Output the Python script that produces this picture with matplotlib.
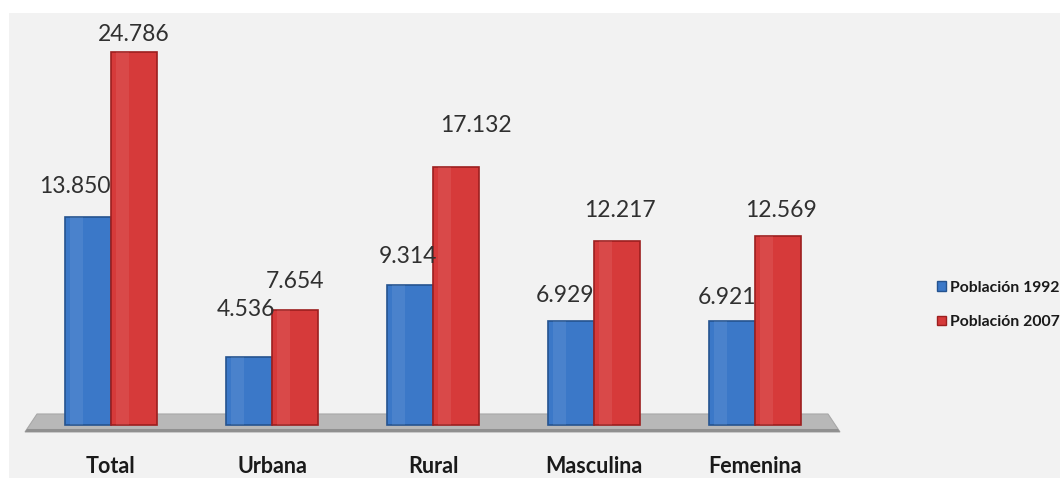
import matplotlib.pyplot as plt
from matplotlib.patches import Polygon, Rectangle, Patch

# data
categories = ['Total', 'Urbana', 'Rural', 'Masculina', 'Femenina']
pob_1992 = [13.850, 4.536, 9.314, 6.929, 6.921]
pob_2007 = [24.786, 7.654, 17.132, 12.217, 12.569]
series_names = ['Población 1992', 'Población 2007']

# label offsets in pixels (dx, dy) - they are not placed uniformly in the original
off_1992 = [(-13, 20), (-3, 37), (-2, 18), (-6, 15), (-5, 13)]
off_2007 = [(0, 7), (0, 18), (20, 31), (3, 20), (3, 15)]

blue = '#3b78c8'
blue_edge = '#25538f'
red = '#d63a3a'
red_edge = '#9c1f1f'
bg = '#f2f2f2'

plt.rcParams['font.family'] = ['Lato', 'DejaVu Sans']

fig = plt.figure(figsize=(10.6, 4.781), dpi=100)
fig.patch.set_facecolor('white')
fig.add_artist(Rectangle((9 / 1060, -0.02), 1, 1.02 - 13 / 478, transform=fig.transFigure,
                         facecolor=bg, edgecolor='none', zorder=0))

ax = fig.add_axes([0, 0, 1, 1])
ax.set_facecolor('none')
ax.axis('off')

px_x = 161.0   # pixels per category
px_y = 15.05   # pixels per unit
x0_px = 111.0
base_px = 425.0
ax.set_xlim(-x0_px / px_x, (1060 - x0_px) / px_x)
ax.set_ylim(-(478 - base_px) / px_y, base_px / px_y)

w = 46 / px_x
x = list(range(len(categories)))

# floor
fx = lambda p: (p - x0_px) / px_x
fy = lambda p: (base_px - p) / px_y
floor = Polygon([(fx(25), fy(432)), (fx(840), fy(432)), (fx(828), fy(414)), (fx(37), fy(414))],
                closed=True, facecolor='#b8b8b8', edgecolor='#a8a8a8', lw=0.8, zorder=1)
ax.add_patch(floor)
ax.add_patch(Polygon([(fx(25), fy(432)), (fx(840), fy(432)), (fx(838), fy(429)), (fx(27), fy(429))],
                     closed=True, facecolor='#909090', edgecolor='none', zorder=1))

b1 = ax.bar([i - w / 2 for i in x], pob_1992, width=w, color=blue, edgecolor=blue_edge,
            linewidth=1.2, zorder=3)
b2 = ax.bar([i + w / 2 for i in x], pob_2007, width=w, color=red, edgecolor=red_edge,
            linewidth=1.2, zorder=3)

# little highlight strip on the bars
ax.bar([i - w / 2 - w * 0.25 for i in x], pob_1992, width=w * 0.3, color='white', alpha=0.08,
       zorder=4)
ax.bar([i + w / 2 - w * 0.25 for i in x], pob_2007, width=w * 0.3, color='white', alpha=0.08,
       zorder=4)

def fmt(v):
    return f'{v:.3f}'

for i in x:
    dx, dy = off_1992[i]
    ax.annotate(fmt(pob_1992[i]), (i - w / 2, pob_1992[i]), xytext=(dx * 0.72, dy * 0.72),
                textcoords='offset points', ha='center', va='bottom', fontsize=16.5,
                color='#303030', zorder=5)
    dx, dy = off_2007[i]
    ax.annotate(fmt(pob_2007[i]), (i + w / 2, pob_2007[i]), xytext=(dx * 0.72, dy * 0.72),
                textcoords='offset points', ha='center', va='bottom', fontsize=16.5,
                color='#303030', zorder=5)

for i, c in enumerate(categories):
    ax.text(i, fy(466), c, ha='center', va='center', fontsize=15.5, fontweight='bold',
            color='#1a1a1a')

handles = [Patch(facecolor=blue, edgecolor=blue_edge), Patch(facecolor=red, edgecolor=red_edge)]
fig.legend(handles, series_names, loc='center left', bbox_to_anchor=(926 / 1060, 1 - 305 / 478),
           frameon=False, prop={'weight': 'bold', 'size': 11.3}, handlelength=0.55,
           handleheight=0.55, handletextpad=0.3, labelspacing=1.3, labelcolor='#1a1a1a',
           borderpad=0.2)

fig.savefig('out.png', dpi=100, facecolor=fig.get_facecolor())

• **Stated exercise**: Reproduce the data word for word, excluding its pictures.

• **Solution to this task**:
Output the Python script that produces this picture with matplotlib.
import matplotlib.pyplot as plt
from matplotlib.patches import Polygon, Rectangle, Patch

# data
categories = ['Total', 'Urbana', 'Rural', 'Masculina', 'Femenina']
pob_1992 = [13.850, 4.536, 9.314, 6.929, 6.921]
pob_2007 = [24.786, 7.654, 17.132, 12.217, 12.569]
series_names = ['Población 1992', 'Población 2007']

# label offsets in pixels (dx, dy) - they are not placed uniformly in the original
off_1992 = [(-13, 20), (-3, 37), (-2, 18), (-6, 15), (-5, 13)]
off_2007 = [(0, 7), (0, 18), (20, 31), (3, 20), (3, 15)]

blue = '#3b78c8'
blue_edge = '#25538f'
red = '#d63a3a'
red_edge = '#9c1f1f'
bg = '#f2f2f2'

plt.rcParams['font.family'] = ['Lato', 'DejaVu Sans']

fig = plt.figure(figsize=(10.6, 4.781), dpi=100)
fig.patch.set_facecolor('white')
fig.add_artist(Rectangle((9 / 1060, -0.02), 1, 1.02 - 13 / 478, transform=fig.transFigure,
                         facecolor=bg, edgecolor='none', zorder=0))

ax = fig.add_axes([0, 0, 1, 1])
ax.set_facecolor('none')
ax.axis('off')

px_x = 161.0   # pixels per category
px_y = 15.05   # pixels per unit
x0_px = 111.0
base_px = 425.0
ax.set_xlim(-x0_px / px_x, (1060 - x0_px) / px_x)
ax.set_ylim(-(478 - base_px) / px_y, base_px / px_y)

w = 46 / px_x
x = list(range(len(categories)))

# floor
fx = lambda p: (p - x0_px) / px_x
fy = lambda p: (base_px - p) / px_y
floor = Polygon([(fx(25), fy(432)), (fx(840), fy(432)), (fx(828), fy(414)), (fx(37), fy(414))],
                closed=True, facecolor='#b8b8b8', edgecolor='#a8a8a8', lw=0.8, zorder=1)
ax.add_patch(floor)
ax.add_patch(Polygon([(fx(25), fy(432)), (fx(840), fy(432)), (fx(838), fy(429)), (fx(27), fy(429))],
                     closed=True, facecolor='#909090', edgecolor='none', zorder=1))

b1 = ax.bar([i - w / 2 for i in x], pob_1992, width=w, color=blue, edgecolor=blue_edge,
            linewidth=1.2, zorder=3)
b2 = ax.bar([i + w / 2 for i in x], pob_2007, width=w, color=red, edgecolor=red_edge,
            linewidth=1.2, zorder=3)

# little highlight strip on the bars
ax.bar([i - w / 2 - w * 0.25 for i in x], pob_1992, width=w * 0.3, color='white', alpha=0.08,
       zorder=4)
ax.bar([i + w / 2 - w * 0.25 for i in x], pob_2007, width=w * 0.3, color='white', alpha=0.08,
       zorder=4)

def fmt(v):
    return f'{v:.3f}'

for i in x:
    dx, dy = off_1992[i]
    ax.annotate(fmt(pob_1992[i]), (i - w / 2, pob_1992[i]), xytext=(dx * 0.72, dy * 0.72),
                textcoords='offset points', ha='center', va='bottom', fontsize=16.5,
                color='#303030', zorder=5)
    dx, dy = off_2007[i]
    ax.annotate(fmt(pob_2007[i]), (i + w / 2, pob_2007[i]), xytext=(dx * 0.72, dy * 0.72),
                textcoords='offset points', ha='center', va='bottom', fontsize=16.5,
                color='#303030', zorder=5)

for i, c in enumerate(categories):
    ax.text(i, fy(466), c, ha='center', va='center', fontsize=15.5, fontweight='bold',
            color='#1a1a1a')

handles = [Patch(facecolor=blue, edgecolor=blue_edge), Patch(facecolor=red, edgecolor=red_edge)]
fig.legend(handles, series_names, loc='center left', bbox_to_anchor=(926 / 1060, 1 - 305 / 478),
           frameon=False, prop={'weight': 'bold', 'size': 11.3}, handlelength=0.55,
           handleheight=0.55, handletextpad=0.3, labelspacing=1.3, labelcolor='#1a1a1a',
           borderpad=0.2)

fig.savefig('out.png', dpi=100, facecolor=fig.get_facecolor())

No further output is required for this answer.